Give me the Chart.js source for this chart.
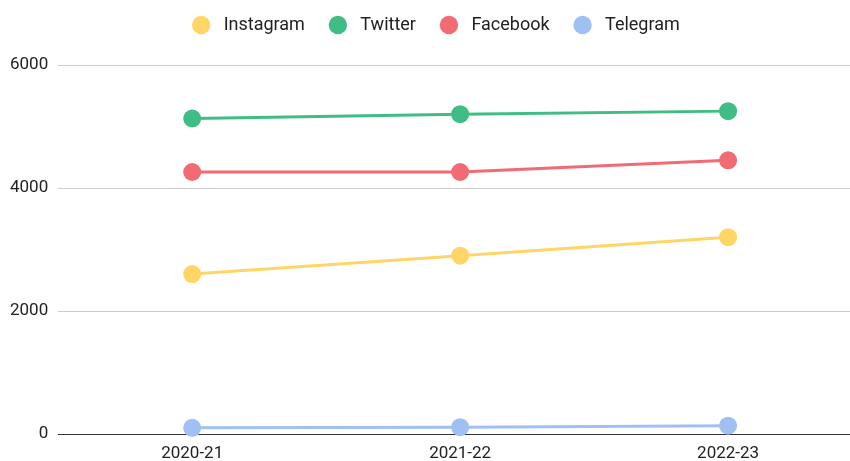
<!DOCTYPE html>
<html>
<head>
<meta charset="utf-8">
<script src="https://cdn.jsdelivr.net/npm/chart.js@4"></script>
<style>
  html, body { margin: 0; padding: 0; background: #fff; }
  #wrap { width: 850px; height: 461px; }
</style>
</head>
<body>
<div id="wrap"><canvas id="myChart"></canvas></div>
<script>
var years = ['2020-21', '2021-22', '2022-23'];
var instagram = [2600, 2900, 3200];
var twitter = [5130, 5200, 5250];
var facebook = [4260, 4260, 4450];
var telegram = [100, 110, 135];
var yTicks = [0, 2000, 4000, 6000];

function serie(nombre, datos, color) {
  return {
    label: nombre,
    data: datos.map(function (v, i) { return { x: i, y: v }; }),
    borderColor: color,
    backgroundColor: color,
    pointBackgroundColor: color,
    pointBorderColor: color,
    borderWidth: 3,
    pointRadius: 9,
    pointHoverRadius: 9,
    pointBorderWidth: 0,
    tension: 0,
    clip: 12
  };
}

// agranda la leyenda para bajar el area del grafico y la corre un poco a la derecha
var legendaAlta = {
  id: 'legendaAlta',
  beforeInit: function (chart) {
    var fit = chart.legend.fit;
    chart.legend.fit = function () {
      fit.bind(chart.legend)();
      this.height += 21;
    };
  },
  afterLayout: function (chart) {
    chart.legend.left += 22;
  }
};

var ctx = document.getElementById('myChart');
var myChart = new Chart(ctx, {
  type: 'line',
  data: {
    datasets: [
      serie('Instagram', instagram, '#FFD666'),
      serie('Twitter', twitter, '#40BD84'),
      serie('Facebook', facebook, '#F06B73'),
      serie('Telegram', telegram, '#A0C0F4')
    ]
  },
  plugins: [legendaAlta],
  options: {
    responsive: true,
    maintainAspectRatio: false,
    animation: false,
    layout: {
      autoPadding: false,
      padding: { left: 0, right: 0, top: -8, bottom: -12 }
    },
    plugins: {
      tooltip: { enabled: false },
      legend: {
        position: 'top',
        labels: {
          usePointStyle: true,
          pointStyle: 'circle',
          boxHeight: 13,
          padding: 24,
          color: '#222',
          font: { family: 'Roboto', size: 18 },
          generateLabels: function (chart) {
            var items = Chart.defaults.plugins.legend.labels.generateLabels(chart);
            items.forEach(function (it) { it.text = ' ' + it.text; });
            return items;
          }
        }
      }
    },
    scales: {
      x: {
        type: 'linear',
        min: -0.5,
        max: 2.455,
        afterBuildTicks: function (scale) {
          scale.ticks = years.map(function (y, i) { return { value: i }; });
        },
        grid: { display: false, drawTicks: false },
        border: { display: true, color: '#333', width: 1 },
        ticks: {
          padding: 11,
          color: '#222',
          maxRotation: 0,
          callback: function (v) { return years[v]; },
          font: { family: 'Roboto', size: 17, lineHeight: 1 }
        }
      },
      y: {
        min: 0,
        max: 6000,
        afterBuildTicks: function (scale) {
          scale.ticks = yTicks.map(function (v) { return { value: v }; });
        },
        border: { display: false },
        grid: {
          drawTicks: false,
          color: function (c) { return c.tick && c.tick.value === 0 ? '#333' : '#ccc'; },
          lineWidth: 1
        },
        ticks: {
          padding: 10,
          color: '#222',
          callback: function (v) { return String(v); },
          font: { family: 'Roboto', size: 17 }
        }
      }
    }
  }
});
</script>
</body>
</html>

Goal:
Reproduce the material word for word, minus the images.

Response below:
Give me the Chart.js source for this chart.
<!DOCTYPE html>
<html>
<head>
<meta charset="utf-8">
<script src="https://cdn.jsdelivr.net/npm/chart.js@4"></script>
<style>
  html, body { margin: 0; padding: 0; background: #fff; }
  #wrap { width: 850px; height: 461px; }
</style>
</head>
<body>
<div id="wrap"><canvas id="myChart"></canvas></div>
<script>
var years = ['2020-21', '2021-22', '2022-23'];
var instagram = [2600, 2900, 3200];
var twitter = [5130, 5200, 5250];
var facebook = [4260, 4260, 4450];
var telegram = [100, 110, 135];
var yTicks = [0, 2000, 4000, 6000];

function serie(nombre, datos, color) {
  return {
    label: nombre,
    data: datos.map(function (v, i) { return { x: i, y: v }; }),
    borderColor: color,
    backgroundColor: color,
    pointBackgroundColor: color,
    pointBorderColor: color,
    borderWidth: 3,
    pointRadius: 9,
    pointHoverRadius: 9,
    pointBorderWidth: 0,
    tension: 0,
    clip: 12
  };
}

// agranda la leyenda para bajar el area del grafico y la corre un poco a la derecha
var legendaAlta = {
  id: 'legendaAlta',
  beforeInit: function (chart) {
    var fit = chart.legend.fit;
    chart.legend.fit = function () {
      fit.bind(chart.legend)();
      this.height += 21;
    };
  },
  afterLayout: function (chart) {
    chart.legend.left += 22;
  }
};

var ctx = document.getElementById('myChart');
var myChart = new Chart(ctx, {
  type: 'line',
  data: {
    datasets: [
      serie('Instagram', instagram, '#FFD666'),
      serie('Twitter', twitter, '#40BD84'),
      serie('Facebook', facebook, '#F06B73'),
      serie('Telegram', telegram, '#A0C0F4')
    ]
  },
  plugins: [legendaAlta],
  options: {
    responsive: true,
    maintainAspectRatio: false,
    animation: false,
    layout: {
      autoPadding: false,
      padding: { left: 0, right: 0, top: -8, bottom: -12 }
    },
    plugins: {
      tooltip: { enabled: false },
      legend: {
        position: 'top',
        labels: {
          usePointStyle: true,
          pointStyle: 'circle',
          boxHeight: 13,
          padding: 24,
          color: '#222',
          font: { family: 'Roboto', size: 18 },
          generateLabels: function (chart) {
            var items = Chart.defaults.plugins.legend.labels.generateLabels(chart);
            items.forEach(function (it) { it.text = ' ' + it.text; });
            return items;
          }
        }
      }
    },
    scales: {
      x: {
        type: 'linear',
        min: -0.5,
        max: 2.455,
        afterBuildTicks: function (scale) {
          scale.ticks = years.map(function (y, i) { return { value: i }; });
        },
        grid: { display: false, drawTicks: false },
        border: { display: true, color: '#333', width: 1 },
        ticks: {
          padding: 11,
          color: '#222',
          maxRotation: 0,
          callback: function (v) { return years[v]; },
          font: { family: 'Roboto', size: 17, lineHeight: 1 }
        }
      },
      y: {
        min: 0,
        max: 6000,
        afterBuildTicks: function (scale) {
          scale.ticks = yTicks.map(function (v) { return { value: v }; });
        },
        border: { display: false },
        grid: {
          drawTicks: false,
          color: function (c) { return c.tick && c.tick.value === 0 ? '#333' : '#ccc'; },
          lineWidth: 1
        },
        ticks: {
          padding: 10,
          color: '#222',
          callback: function (v) { return String(v); },
          font: { family: 'Roboto', size: 17 }
        }
      }
    }
  }
});
</script>
</body>
</html>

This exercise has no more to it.